Preparation of KaiBC complex and incubation with gold

The S. elongatus KaiC S431D mutant (0.2 mg/mL) was incubated with S. elongatus KaiB (0.05 mg/mL) in the presence of AMPPnP (1 mM) overnight at 32°C. Dithiothreitol (DTT) was dialyzed from the KaiB-KaiC complex the next morning, and the sample was divided, with one half incubated with the Ni-NTA-Nanogold and one half used as a non-labeled control. The 1.8 nm and 5 nm Ni-NTA-Nanogold materials were purchased from Nanoprobes. Forty-three μmole of KaiBC complex were incubated with 65 nmole of the 1.8 nm Ni-NTA-Nanogold for 30 min at room temperature. The same procedure was used for incubating the complex with 5 nm Ni-NTA-Nanogold. The solution was diluted at the end of the incubation period. A volume of 1.2 μL of the sample was diluted with 8.8 μL of buffer (20 mM Tris, 100 mM NaCl, 1 mM ATP and 5 mM MgCl₂). The final protein concentration used for EM grid preparation was 0.018 mg/mL.

EM grid preparation and electron microscopy

The carbon coated grids were glow discharged for better staining by decreasing the hydrophobicity of the grid. After applying the sample onto the grid, a wash buffer (10 mM imidazole, 20 mM Tris, 100 mM NaCl, 1 mM ATP and 5 mM MgCl₂) was used to remove excess Nanogold per the protocol from Nanoprobes. Traces of buffer were then washed off with water. Uranyl formate (0.7% w/v) was used for conventional negative staining as described.³⁸ Images were taken under low-dose conditions at a magnification of 100,000× (defocus value of −1.5 mm) using a F20 electron microscope (FEI) equipped with a field emission gun at an acceleration voltage of 200 kV. Images were recorded on a 4 k × 4 k Gatan CCD camera, were converted to mrc format and binned by a factor of 2, resulting in final images with 2.0 Å/pixel. All binned MRC files were converted to SPIDER format using EM2EM.

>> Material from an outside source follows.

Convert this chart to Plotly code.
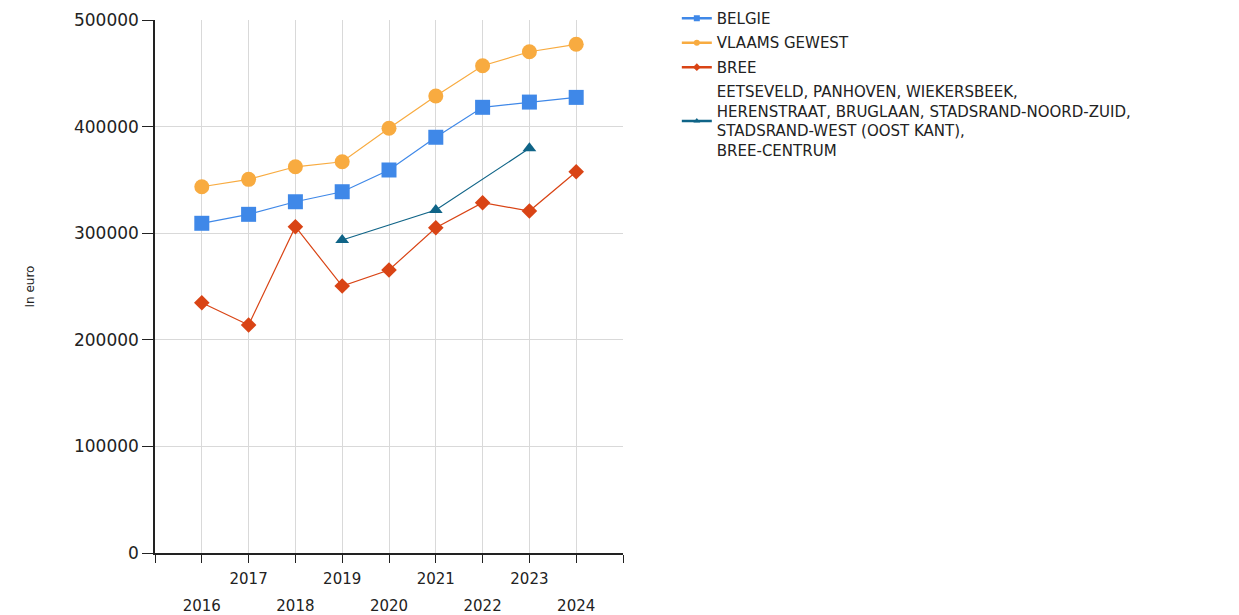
# encoding:utf-8
import plotly.graph_objects as go

jaren = [2016, 2017, 2018, 2019, 2020, 2021, 2022, 2023, 2024]
belgie = [309300, 317700, 329500, 338900, 359300, 390000, 418100, 423000, 427400]
vlaams = [343600, 350500, 362300, 367000, 398400, 428700, 457100, 470200, 477200]
bree = [234800, 213900, 306100, 250400, 265500, 305100, 328600, 320800, 357700]
wijk_jaren = [2019, 2021, 2023]
wijk = [293600, 321700, 379600]
wijk_naam = ('EETSEVELD, PANHOVEN, WIEKERSBEEK,<br>HERENSTRAAT, BRUGLAAN, STADSRAND-NOORD-ZUID,'
             '<br>STADSRAND-WEST (OOST KANT),<br>BREE-CENTRUM')

# tick rij: oneven jaren boven, even jaren onder
tick_jaren = list(range(2015, 2026))
boven = [str(j) if j % 2 == 1 and 2016 <= j <= 2024 else '' for j in tick_jaren]
onder = [str(j) if j % 2 == 0 and 2016 <= j <= 2024 else '' for j in tick_jaren]

fnt = 'DejaVu Sans, Verdana, sans-serif'

reeksen = [
    ('BELGIE', jaren, belgie, '#3f88e8', 'square', 15),
    ('VLAAMS GEWEST', jaren, vlaams, '#f8ab40', 'circle', 15),
    ('BREE', jaren, bree, '#d94415', 'diamond', 12),
    (wijk_naam, wijk_jaren, wijk, '#0f6487', 'triangle-up', 12),
]

traces = []
for naam, xs, ys, kleur, sym, grootte in reeksen:
    traces.append(go.Scatter(x=xs, y=ys, mode='lines+markers', name=naam, showlegend=False,
                             line=dict(color=kleur, width=1.2),
                             marker=dict(symbol=sym, size=grootte, color=kleur)))
    # kleine markers in de legende
    traces.append(go.Scatter(x=[None], y=[None], mode='lines+markers', name=naam, legendgroup=naam,
                             line=dict(color=kleur, width=2.5),
                             marker=dict(symbol=sym, size=6, color=kleur)))

# lege trace voor de tweede rij jaartallen
traces.append(go.Scatter(x=jaren, y=belgie, xaxis='x2', mode='none', showlegend=False, hoverinfo='skip'))

layout = go.Layout(
    width=1231, height=607,
    paper_bgcolor='white', plot_bgcolor='white',
    font=dict(family=fnt, size=15, color='#222'),
    margin=dict(l=147, r=616, t=12, b=62, autoexpand=False),
    showlegend=True,
    legend=dict(x=1.115, y=1.034, xanchor='left', yanchor='top', traceorder='grouped',
                tracegroupgap=2, font=dict(size=15, color='#222')),
    xaxis=dict(range=[2015, 2025], tickvals=tick_jaren, ticktext=boven,
               showgrid=True, gridcolor='#d9d9d9', gridwidth=1,
               showline=True, linecolor='#222', linewidth=1.5,
               ticks='outside', ticklen=8, tickcolor='#222', zeroline=False,
               tickfont=dict(size=15), ticklabelstandoff=3),
    xaxis2=dict(overlaying='x', matches='x', side='bottom', tickvals=tick_jaren, ticktext=onder,
                showgrid=False, showline=False, ticks='', ticklabelstandoff=42, zeroline=False,
                tickfont=dict(size=15)),
    yaxis=dict(range=[0, 500000], tickvals=[0, 100000, 200000, 300000, 400000, 500000],
               tickformat='d', showgrid=True, gridcolor='#d9d9d9', gridwidth=1,
               showline=True, linecolor='#222', linewidth=1.5,
               ticks='outside', ticklen=11, tickcolor='#222', zeroline=False,
               tickfont=dict(size=17),
               title=dict(text='In euro', font=dict(size=12), standoff=37)),
)

fig = go.Figure(data=traces, layout=layout)
fig.write_html('out.html')
print('ok')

Image processing and classification

Image analysis was performed with SPIDER and the associated display program WEB.³⁹ Particles of KaiB-KaiC either incubated or not incubated with Ni-NTA-Nanogold (Nanoprobes) were selected interactively and windowed into 120 × 120 pixel images (2.0 Å/pixel). Particles (875 unlabeled and 771 1.8 nm Ni-NTA-Nanogold labeled KaiBC particles) were rotationally and translationally aligned and subjected to 10 cycles of reference free alignment and K-means classification. Particles were grouped into 20 classes (Fig. 5). Difference images were calculated using both Diffmap.exe and SPIDER.³⁹ Results were similar using either program.

Acknowledgments

This work was supported by National Institutes of Health grant R01 GM073845 (to M.E.). We are grateful to Prof Rama Ranganathan, Southwestern Medical Center, for providing us with the expression systems for the S. elongatus KaiC-Cerulean and KaiB-Venus fusion proteins, to Mr Said Sidiqi for help with protein expression and purification and to Mr Sabuj Pattanayek for assistance with ESP calculations.

Disclosure of Potential Conflicts of Interest

No potential conflicts of interest were disclosed.